§ Set exercise: Print nothing but the lines from the start of the listing below through the line that contains "from matplotlib import pyplot as plt". Do not include the pictures.
◆ ◆ ◆ ◆
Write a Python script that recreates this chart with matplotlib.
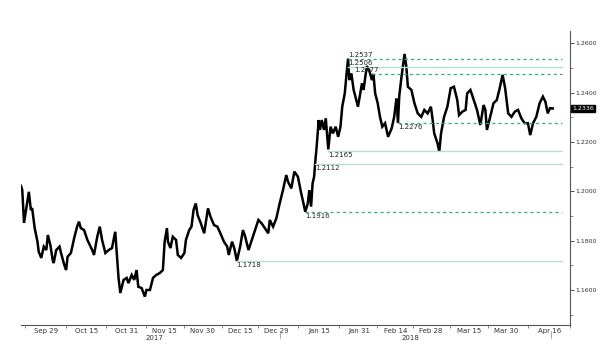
import numpy as np
import pandas as pd
from matplotlib import pyplot as plt

# day offsets from 2017-09-29 and the rate
days = [-9.7, -9.2, -8.5, -7.5, -6.6, -5.8, -5.3, -4.3, -3.2, -2.7, -1.7, -0.7, 0.3, 0.9, 1.9,
        2.8, 3.2, 4.2, 5.5, 6.1, 7.4, 8.1, 8.7, 10.0, 11.3, 12.5, 13.2, 13.9, 15.2, 16.5,
        18.4, 19.1, 20.4, 21.4, 22.3, 23.6, 24.9, 26.2, 27.5, 28.2, 28.8, 29.5, 30.8, 32.0,
        32.7, 34.0, 35.0, 35.9, 36.6, 37.9, 39.2, 39.8, 41.2, 42.4, 43.7, 45.1, 46.3, 47.0,
        47.9, 48.3, 49.3, 50.2, 51.5, 52.2, 53.5, 54.8, 55.4, 56.7, 57.6, 58.4, 59.3, 60.0,
        61.3, 62.6, 63.2, 64.1, 65.1, 66.5, 67.8, 69.0, 70.4, 71.7, 72.3, 73.6, 74.5, 75.5,
        76.8, 77.9, 78.8, 80.1, 81.4, 82.7, 84.0, 85.3, 86.6, 87.9, 88.5, 89.8, 91.1, 92.4,
        93.7, 95.0, 95.7, 97.0, 98.2, 99.6, 100.9, 101.8, 102.5, 103.5, 104.1, 104.8, 105.4,
        106.0, 106.4, 107.0, 107.8, 108.3, 109.0, 109.9, 110.6, 111.3, 111.6, 112.5, 113.4,
        114.5, 115.5, 116.4, 117.1, 118.1, 118.7, 119.4, 119.9, 120.7, 121.6, 122.3, 123.3,
        124.2, 124.9, 125.5, 126.2, 126.8, 127.7, 128.8, 129.4, 130.1, 131.1, 132.0, 132.9,
        134.0, 135.2, 136.6, 137.6, 138.5, 139.1, 139.6, 140.5, 141.7, 142.4, 143.0, 144.4,
        145.6, 146.9, 148.3, 149.5, 150.8, 152.1, 152.8, 153.4, 154.7, 155.4, 156.1, 157.3,
        158.6, 159.9, 161.2, 162.5, 163.2, 164.5, 165.8, 166.4, 167.7, 169.0, 170.3, 171.6,
        172.9, 173.6, 174.2, 175.5, 176.8, 178.1, 179.1, 180.4, 181.4, 182.6, 183.9, 185.2,
        186.5, 187.8, 189.1, 190.4, 191.3, 192.4, 193.7, 195.0, 196.3, 197.3, 198.2, 199.1,
        200.2]
rates = [1.2022, 1.2005, 1.1872, 1.1938, 1.1998, 1.1924, 1.1932, 1.1851, 1.1796, 1.1755,
         1.1730, 1.1776, 1.1762, 1.1823, 1.1782, 1.1722, 1.1709, 1.1762, 1.1776, 1.1750,
         1.1701, 1.1681, 1.1735, 1.1750, 1.1811, 1.1859, 1.1877, 1.1851, 1.1843, 1.1803,
         1.1762, 1.1742, 1.1816, 1.1857, 1.1803, 1.1750, 1.1762, 1.1770, 1.1836, 1.1735,
         1.1649, 1.1588, 1.1641, 1.1649, 1.1628, 1.1661, 1.1641, 1.1681, 1.1613, 1.1608,
         1.1573, 1.1600, 1.1600, 1.1649, 1.1661, 1.1669, 1.1681, 1.1796, 1.1851, 1.1796,
         1.1770, 1.1816, 1.1803, 1.1742, 1.1730, 1.1750, 1.1803, 1.1843, 1.1857, 1.1924,
         1.1951, 1.1904, 1.1870, 1.1830, 1.1871, 1.1931, 1.1897, 1.1863, 1.1857, 1.1830,
         1.1796, 1.1776, 1.1742, 1.1796, 1.1769, 1.1718, 1.1776, 1.1843, 1.1816, 1.1762,
         1.1803, 1.1843, 1.1884, 1.1870, 1.1850, 1.1830, 1.1884, 1.1857, 1.1891, 1.1951,
         1.2005, 1.2066, 1.2039, 1.2012, 1.2080, 1.2059, 1.1992, 1.1951, 1.1917, 1.1951,
         1.2005, 1.1938, 1.2033, 1.2059, 1.2114, 1.2181, 1.2289, 1.2249, 1.2289, 1.2249,
         1.2296, 1.2208, 1.2170, 1.2262, 1.2235, 1.2262, 1.2221, 1.2262, 1.2343, 1.2397,
         1.2465, 1.2538, 1.2451, 1.2478, 1.2411, 1.2384, 1.2343, 1.2397, 1.2438, 1.2411,
         1.2465, 1.2508, 1.2492, 1.2451, 1.2476, 1.2397, 1.2357, 1.2302, 1.2262, 1.2276,
         1.2221, 1.2255, 1.2302, 1.2377, 1.2277, 1.2386, 1.2465, 1.2557, 1.2505, 1.2424,
         1.2411, 1.2357, 1.2316, 1.2302, 1.2330, 1.2316, 1.2343, 1.2289, 1.2235, 1.2195,
         1.2161, 1.2235, 1.2302, 1.2343, 1.2418, 1.2424, 1.2370, 1.2309, 1.2323, 1.2330,
         1.2397, 1.2411, 1.2370, 1.2330, 1.2269, 1.2350, 1.2330, 1.2249, 1.2302, 1.2357,
         1.2370, 1.2411, 1.2472, 1.2418, 1.2316, 1.2302, 1.2323, 1.2330, 1.2296, 1.2276,
         1.2276, 1.2228, 1.2276, 1.2302, 1.2357, 1.2384, 1.2363, 1.2316, 1.2337, 1.2336]

# marked levels: value, day where the line starts, dashed or solid, label above/below
level_values = [1.2537, 1.2506, 1.2477, 1.2276, 1.2165, 1.2112, 1.1916, 1.1718]
level_start = [119.5, 119.5, 128.9, 139.2, 111.6, 106.4, 102.4, 75.2]
level_label_day = [119.5, 119.5, 121.9, 139.2, 111.6, 106.4, 102.4, 75.2]
level_dashed = [True, False, True, True, False, False, True, False]
level_above = [True, True, True, False, False, False, False, False]

tick_dates = ["2017-09-29", "2017-10-15", "2017-10-31", "2017-11-15", "2017-11-30",
              "2017-12-15", "2017-12-29", "2018-01-15", "2018-01-31", "2018-02-14",
              "2018-02-28", "2018-03-15", "2018-03-30", "2018-04-16"]
tick_labels = ["Sep 29", "Oct 15", "Oct 31", "Nov 15", "Nov 30", "Dec 15", "Dec 29",
               "Jan 15", "Jan 31", "Feb 14", "Feb 28", "Mar 15", "Mar 30", "Apr 16"]
last_price = 1.2336

start = pd.Timestamp("2017-09-29")
tick_days = [(pd.Timestamp(d) - start).days for d in tick_dates]

fig = plt.figure(figsize=(6, 3.54), dpi=100)
ax = fig.add_axes([0.035, 0.0819, 0.915, 0.8305])

ax.plot(days, rates, color="black", lw=1.8, solid_joinstyle="miter")

xmax = 204.0
for v, s, ld, dashed, above in zip(level_values, level_start, level_label_day,
                                   level_dashed, level_above):
    if dashed:
        ax.plot([s, xmax], [v, v], color="#2fae86", lw=0.9, ls=(0, (2.5, 2.5)))
    else:
        ax.plot([s, xmax], [v, v], color="#b5e0cc", lw=1.0)
    if above:
        ax.text(ld, v + 0.0002, f"{v:.4f}", fontsize=5, va="bottom", ha="left",
                color="#222222")
    else:
        ax.text(ld, v - 0.0004, f"{v:.4f}", fontsize=5, va="top", ha="left",
                color="#222222")

ax.set_xlim(-9.7, xmax)
ax.set_ylim(1.14581, 1.26499)

for side in ["left", "top"]:
    ax.spines[side].set_visible(False)
ax.spines["right"].set_color("#555555")
ax.spines["bottom"].set_color("#555555")
ax.spines["right"].set_linewidth(0.8)
ax.spines["bottom"].set_linewidth(0.8)

yt = [1.16, 1.18, 1.20, 1.22, 1.24, 1.26]
ax.yaxis.tick_right()
ax.set_yticks(yt)
ax.set_yticklabels([f"{v:.4f}" for v in yt])
ax.set_yticks(np.arange(1.15, 1.265, 0.01), minor=True)
ax.tick_params(axis="y", which="major", length=3, width=0.6, labelsize=4.5,
               colors="#333333", pad=1)
ax.tick_params(axis="y", which="minor", length=2, width=0.5, colors="#555555")

# tick marks sit between the labels, labels hang on minor ticks with no mark
mids = [(a + b) / 2 for a, b in zip(tick_days[:-1], tick_days[1:])]
mids = [tick_days[0] - 8] + mids + [tick_days[-1] + 8]
ax.set_xticks(mids)
ax.set_xticklabels([""] * len(mids))
ax.set_xticks(tick_days, minor=True)
ax.set_xticklabels(tick_labels, minor=True)
ax.tick_params(axis="x", which="major", length=2, width=0.5, colors="#555555")
ax.tick_params(axis="x", which="minor", length=0, labelsize=5, colors="#333333", pad=2)

# years under the date labels
ax.text(tick_days[3] - 4, -0.035, "2017", transform=ax.get_xaxis_transform(),
        fontsize=5, ha="center", va="top", color="#333333")
ax.text((tick_days[9] + tick_days[10]) / 2 - 1, -0.035, "2018",
        transform=ax.get_xaxis_transform(), fontsize=5, ha="center", va="top",
        color="#333333")
for d in [92.5, 199.5]:
    ax.plot([d, d], [-0.02, -0.045], transform=ax.get_xaxis_transform(),
            color="#999999", lw=0.6, clip_on=False)

# last price tag on the right axis
ax.text(1.004, last_price, f"{last_price:.4f}", transform=ax.get_yaxis_transform(),
        fontsize=4.5, color="white", va="center", ha="left",
        bbox=dict(boxstyle="square,pad=0.15", fc="black", ec="black"))

fig.savefig("out.png", dpi=100, facecolor="white")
◆ ◆ ◆ ◆
§ Result of the task:
Write a Python script that recreates this chart with matplotlib.
import numpy as np
import pandas as pd
from matplotlib import pyplot as plt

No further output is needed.